The peshmerga are now collaborating with the U.S.
military to defeat Baathist forces in Mosul. Kurds
there had been historically discriminated against or
driven out of their homes under the Hussein regime.
“I cannot say that Mosul has been cleansed,” said
Iraqi Maj. Gen. Rashid Flaih, who heads a 500-strong
commando force sent to help U.S. troops crush
Baathist militias in the city. At least 50 people
have been killed in 10 days reported the November 28
Scotsman. Most of those have been member of the
Iraqi police and National Guard.
Many of those killed, reportedly by single gunshots
in the head or by beheadings, are Kurds. This has
made the Kurdish soldiers there more determined to
fight and perhaps carve out a part of the oil-rich
city as part of a semi-autonomous Kurdish area in a
federated Iraq.
“We are here to defend our people. We will fight and
we will fight to win,” Sadi Ahmed Pire, commander of
a Kurdish peshmerga battalion, recently told his
troops gathered on the bank of the Tigris River just
across from the Sunni Arab-dominated section of
Mosul. “The Kurds of Mosul will not be second-class
citizens,” he said, according to the Boston Globe.
On November 25 security officials of the Iraqi
interim government announced the capture of Abu
Saeed, reportedly a top aide to al-Zarqawi,
according to the London Guardian.
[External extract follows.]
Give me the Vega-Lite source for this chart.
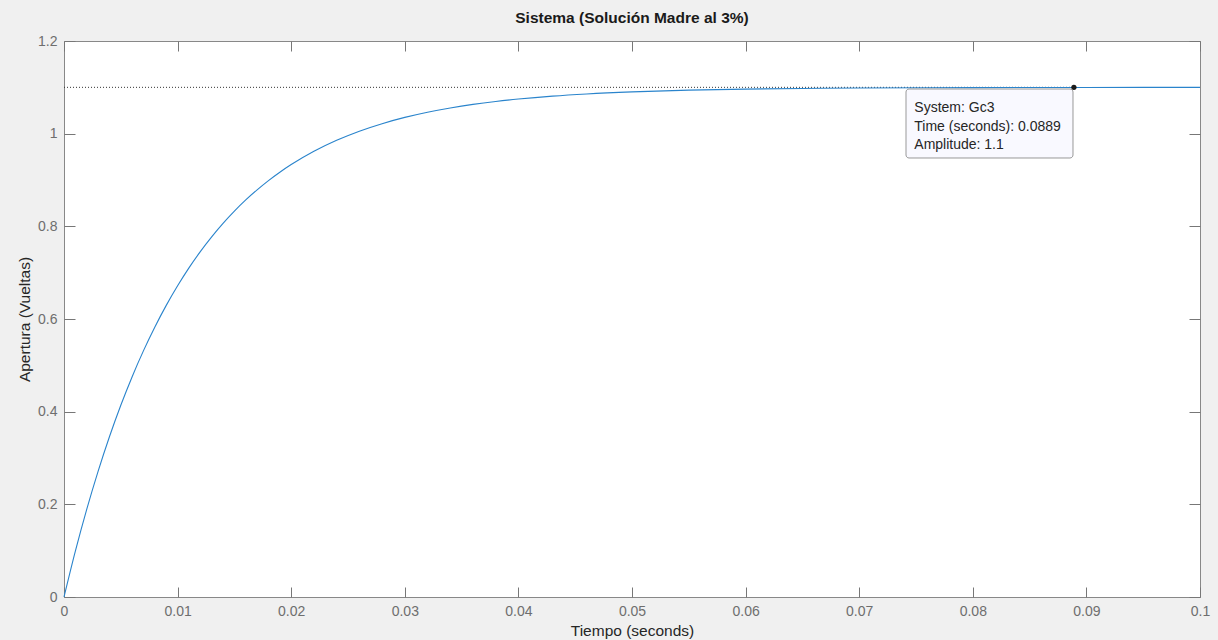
{
  "$schema": "https://vega.github.io/schema/vega-lite/v6.json",
  "width": 1136,
  "height": 556,
  "autosize": "none",
  "padding": {"left": 64, "top": 41, "right": 18, "bottom": 43},
  "background": "#f0f0f0",
  "config": {
    "font": "Liberation Sans",
    "view": {"fill": "white", "stroke": "#888888", "strokeWidth": 1}
  },
  "title": {
    "text": "Sistema (Solución Madre al 3%)",
    "font": "Liberation Sans",
    "fontSize": 15.5,
    "fontWeight": "bold",
    "color": "#1a1a1a",
    "anchor": "middle",
    "offset": 8
  },
  "datasets": {
    "curve": [
      {"t": 0, "a": 0},
      {"t": 0.001, "a": 0.099},
      {"t": 0.002, "a": 0.1891},
      {"t": 0.003, "a": 0.2711},
      {"t": 0.004, "a": 0.3458},
      {"t": 0.005, "a": 0.4137},
      {"t": 0.006, "a": 0.4755},
      {"t": 0.007, "a": 0.5317},
      {"t": 0.008, "a": 0.5828},
      {"t": 0.009, "a": 0.6294},
      {"t": 0.010, "a": 0.6717},
      {"t": 0.011, "a": 0.7103},
      {"t": 0.012, "a": 0.7454},
      {"t": 0.013, "a": 0.7773},
      {"t": 0.014, "a": 0.8064},
      {"t": 0.015, "a": 0.8328},
      {"t": 0.016, "a": 0.8569},
      {"t": 0.017, "a": 0.8787},
      {"t": 0.018, "a": 0.8987},
      {"t": 0.019, "a": 0.9168},
      {"t": 0.020, "a": 0.9333},
      {"t": 0.022, "a": 0.962},
      {"t": 0.024, "a": 0.9857},
      {"t": 0.026, "a": 1.0054},
      {"t": 0.028, "a": 1.0216},
      {"t": 0.030, "a": 1.0351},
      {"t": 0.032, "a": 1.0463},
      {"t": 0.034, "a": 1.0555},
      {"t": 0.036, "a": 1.0632},
      {"t": 0.038, "a": 1.0695},
      {"t": 0.040, "a": 1.0747},
      {"t": 0.043, "a": 1.081},
      {"t": 0.046, "a": 1.0857},
      {"t": 0.050, "a": 1.0902},
      {"t": 0.055, "a": 1.0939},
      {"t": 0.060, "a": 1.0962},
      {"t": 0.065, "a": 1.0976},
      {"t": 0.070, "a": 1.0985},
      {"t": 0.080, "a": 1.0994},
      {"t": 0.0889, "a": 1.0997},
      {"t": 0.090, "a": 1.0998},
      {"t": 0.100, "a": 1.0999}
    ],
    "ref": [{"t0": 0, "t1": 0.0889, "a": 1.1}],
    "marker": [{"t": 0.0889, "a": 1.1}],
    "box": [{"t0": 0.07412, "t1": 0.08882, "a0": 0.9475, "a1": 1.0964}],
    "tip": [
      {"t": 0.07485, "a": 1.0461, "label": "System: Gc3"},
      {"t": 0.07485, "a": 1.0064, "label": "Time (seconds): 0.0889"},
      {"t": 0.07485, "a": 0.9676, "label": "Amplitude: 1.1"}
    ]
  },
  "resolve": {"axis": {"x": "independent", "y": "independent"}},
  "layer": [
    {
      "data": {"name": "ref"},
      "mark": {"type": "rule", "color": "#333333", "strokeWidth": 1, "strokeDash": [1, 2]},
      "encoding": {
        "x": {"field": "t0", "type": "quantitative", "scale": {"domain": [0, 0.1], "nice": false},
          "axis": {"orient": "top", "values": [0, 0.01, 0.02, 0.03, 0.04, 0.05, 0.06, 0.07, 0.08, 0.09, 0.1], "labels": false, "title": null, "domain": false, "grid": false, "tickSize": -10, "tickColor": "#777777", "tickWidth": 1}},
        "x2": {"field": "t1"},
        "y": {"field": "a", "type": "quantitative", "scale": {"domain": [0, 1.2], "nice": false},
          "axis": {"orient": "right", "values": [0, 0.2, 0.4, 0.6, 0.8, 1, 1.2], "labels": false, "title": null, "domain": false, "grid": false, "tickSize": -11, "tickColor": "#777777", "tickWidth": 1}}
      }
    },
    {
      "data": {"name": "curve"},
      "mark": {"type": "line", "color": "#2a84cc", "strokeWidth": 1.1, "interpolate": "monotone"},
      "encoding": {
        "x": {"field": "t", "type": "quantitative", "scale": {"domain": [0, 0.1], "nice": false},
          "axis": {"orient": "bottom", "values": [0, 0.01, 0.02, 0.03, 0.04, 0.05, 0.06, 0.07, 0.08, 0.09, 0.1], "format": "~g", "title": "Tiempo (seconds)", "grid": false, "domain": false, "tickSize": -10, "tickColor": "#777777", "labelPadding": 17, "labelFont": "Liberation Sans", "labelFontSize": 14, "labelColor": "#6e6e6e", "labelFlush": false, "titleFont": "Liberation Sans", "titleFontSize": 15.5, "titleFontWeight": "normal", "titleColor": "#262626", "titlePadding": 5}},
        "y": {"field": "a", "type": "quantitative", "scale": {"domain": [0, 1.2], "nice": false},
          "axis": {"orient": "left", "values": [0, 0.2, 0.4, 0.6, 0.8, 1, 1.2], "format": "~g", "title": "Apertura (Vueltas)", "grid": false, "domain": false, "tickSize": -11, "tickColor": "#777777", "labelPadding": 18, "labelFont": "Liberation Sans", "labelFontSize": 14, "labelColor": "#6e6e6e", "labelFlush": false, "titleFont": "Liberation Sans", "titleFontSize": 15.5, "titleFontWeight": "normal", "titleColor": "#262626", "titlePadding": 5}}
      }
    },
    {
      "data": {"name": "box"},
      "mark": {"type": "rect", "fill": "#f9f9ff", "stroke": "#999999", "strokeWidth": 1, "cornerRadius": 3},
      "encoding": {
        "x": {"field": "t0", "type": "quantitative", "scale": {"domain": [0, 0.1], "nice": false}, "axis": null},
        "x2": {"field": "t1"},
        "y": {"field": "a0", "type": "quantitative", "scale": {"domain": [0, 1.2], "nice": false}, "axis": null},
        "y2": {"field": "a1"}
      }
    },
    {
      "data": {"name": "tip"},
      "mark": {"type": "text", "align": "left", "baseline": "alphabetic", "font": "Liberation Sans", "fontSize": 14, "color": "#262626"},
      "encoding": {
        "x": {"field": "t", "type": "quantitative", "scale": {"domain": [0, 0.1], "nice": false}, "axis": null},
        "y": {"field": "a", "type": "quantitative", "scale": {"domain": [0, 1.2], "nice": false}, "axis": null},
        "text": {"field": "label"}
      }
    },
    {
      "data": {"name": "marker"},
      "mark": {"type": "point", "filled": true, "color": "#1a1a1a", "size": 28, "opacity": 1},
      "encoding": {
        "x": {"field": "t", "type": "quantitative", "scale": {"domain": [0, 0.1], "nice": false}, "axis": null},
        "y": {"field": "a", "type": "quantitative", "scale": {"domain": [0, 1.2], "nice": false}, "axis": null}
      }
    }
  ]
}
Saeed was captured
during fighting in Mosul, where the U.S. military
said it also discovered large caches of weapons
including antiaircraft guns, artillery rockets, and
thousands of grenades, mortars and small arms.
Meanwhile, during raids in the “Triangle of Death”
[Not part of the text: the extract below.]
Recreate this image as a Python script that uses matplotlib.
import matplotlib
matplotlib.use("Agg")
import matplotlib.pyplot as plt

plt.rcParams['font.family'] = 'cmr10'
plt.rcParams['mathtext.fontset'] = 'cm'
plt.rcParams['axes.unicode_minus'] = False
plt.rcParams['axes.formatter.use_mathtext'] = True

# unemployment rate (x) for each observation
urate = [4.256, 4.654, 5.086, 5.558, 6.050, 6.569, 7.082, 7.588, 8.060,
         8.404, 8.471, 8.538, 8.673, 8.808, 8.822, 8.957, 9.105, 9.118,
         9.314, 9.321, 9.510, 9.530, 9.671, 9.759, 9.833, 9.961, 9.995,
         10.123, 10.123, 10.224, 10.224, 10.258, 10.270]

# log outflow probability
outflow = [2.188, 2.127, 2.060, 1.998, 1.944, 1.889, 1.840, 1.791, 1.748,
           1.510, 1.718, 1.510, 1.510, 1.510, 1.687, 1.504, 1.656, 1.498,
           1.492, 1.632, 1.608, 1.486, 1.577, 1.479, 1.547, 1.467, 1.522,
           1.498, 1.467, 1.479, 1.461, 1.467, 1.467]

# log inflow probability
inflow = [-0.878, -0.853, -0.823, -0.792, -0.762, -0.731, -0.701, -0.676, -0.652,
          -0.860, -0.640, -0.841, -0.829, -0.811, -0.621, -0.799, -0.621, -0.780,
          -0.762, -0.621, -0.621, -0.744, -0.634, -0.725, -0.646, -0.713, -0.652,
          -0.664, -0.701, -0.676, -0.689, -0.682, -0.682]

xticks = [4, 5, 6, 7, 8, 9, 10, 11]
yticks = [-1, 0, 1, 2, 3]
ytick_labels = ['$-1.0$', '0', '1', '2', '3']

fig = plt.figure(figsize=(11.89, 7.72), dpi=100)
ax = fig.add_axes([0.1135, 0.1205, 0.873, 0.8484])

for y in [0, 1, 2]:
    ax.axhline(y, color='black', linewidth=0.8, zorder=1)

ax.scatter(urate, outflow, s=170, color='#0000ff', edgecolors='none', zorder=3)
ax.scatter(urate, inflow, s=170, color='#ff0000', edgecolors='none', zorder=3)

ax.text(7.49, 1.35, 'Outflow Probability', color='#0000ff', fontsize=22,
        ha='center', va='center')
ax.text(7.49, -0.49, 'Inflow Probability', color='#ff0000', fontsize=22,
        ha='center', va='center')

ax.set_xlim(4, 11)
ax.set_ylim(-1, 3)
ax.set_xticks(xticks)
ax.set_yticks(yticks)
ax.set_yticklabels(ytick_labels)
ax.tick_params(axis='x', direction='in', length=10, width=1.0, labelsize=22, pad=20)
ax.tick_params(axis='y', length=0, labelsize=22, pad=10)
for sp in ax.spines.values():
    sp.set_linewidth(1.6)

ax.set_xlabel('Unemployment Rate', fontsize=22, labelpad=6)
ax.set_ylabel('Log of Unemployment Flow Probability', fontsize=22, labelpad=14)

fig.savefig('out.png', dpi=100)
south of Baghdad, U.S., British, and Iraqi troops
have reportedly captured more than 200 Baathists in
the first week of the offensive there.
Despite the intensified fighting in the Sunni
Triangle, the northern areas around Mosul and Kirkuk,
and the areas near the Iraqi-Syrian border, much of
Iraq remains calm. One indication of this is ongoing
progress in oil production.
The November 29 Wall Street Journal reported that
despite frequent sabotage attacks Iraq’s oil
industry “pumps away.” The International Energy
Agency in Paris, the Journal said, estimates that
Iraq pumped an average of about 2 million barrels of
oil a day in the second and third quarters of this
year. That output is about 20 percent short of the
country’s oil production before the 2003 invasion.
Taking positions on Iraqi elections
Under the unfolding U.S.-led onslaught against the
Baathists, most political forces in Iraq have lined
up behind the call for national elections as soon as
possible.
The Dawa party and the Supreme Council for the
Islamic Revolution in Iraq (SCIRI), the main Shia
parties dominating the interim government, have
rejected a demand by Sunni-led parties to postpone
elections for six months due to fighting in the
Sunni Triangle. In a joint statement with 40 other
Shia-led parties, Dawa and SCIRI said the elections
will proceed as scheduled on January 30. U.S.
president George Bush and U.S. ambassador to Iraq
John Negroponte have also said they hoped the
elections will proceed as scheduled.
Adnan Pachachi, who served as Iraq’s foreign
minister before the interim government was
installed, said that more than a dozen political
parties, including representatives of the two main
Kurdish parties, met at his home and issued a
statement supporting a postponement of the
elections. “If you rush the elections, there will be
some boycott,” Pachachi warned.
The main Kurdish political groups, however, soon
shifted position and aligned themselves with the
Shiite groups on the elections.
A senior Kurdish official who is part of the interim
government said that participation in the meeting
with Pachachi should not be construed as approval of
a delay of the elections.
On November 28, Barham Saleh, Iraq’s deputy prime
minister and a leader of the Patriotic Union of
Kurdistan, said the elections should go ahead as
scheduled. “Sticking to that timetable will be
difficult,” Saleh told the BBC. “But delaying
elections will be much more difficult because it
will have serious ramifications to the political
process, to the issue of legitimacy, and surely all
of us do not want to give the terrorists the
slightest of technical wins in that situation.”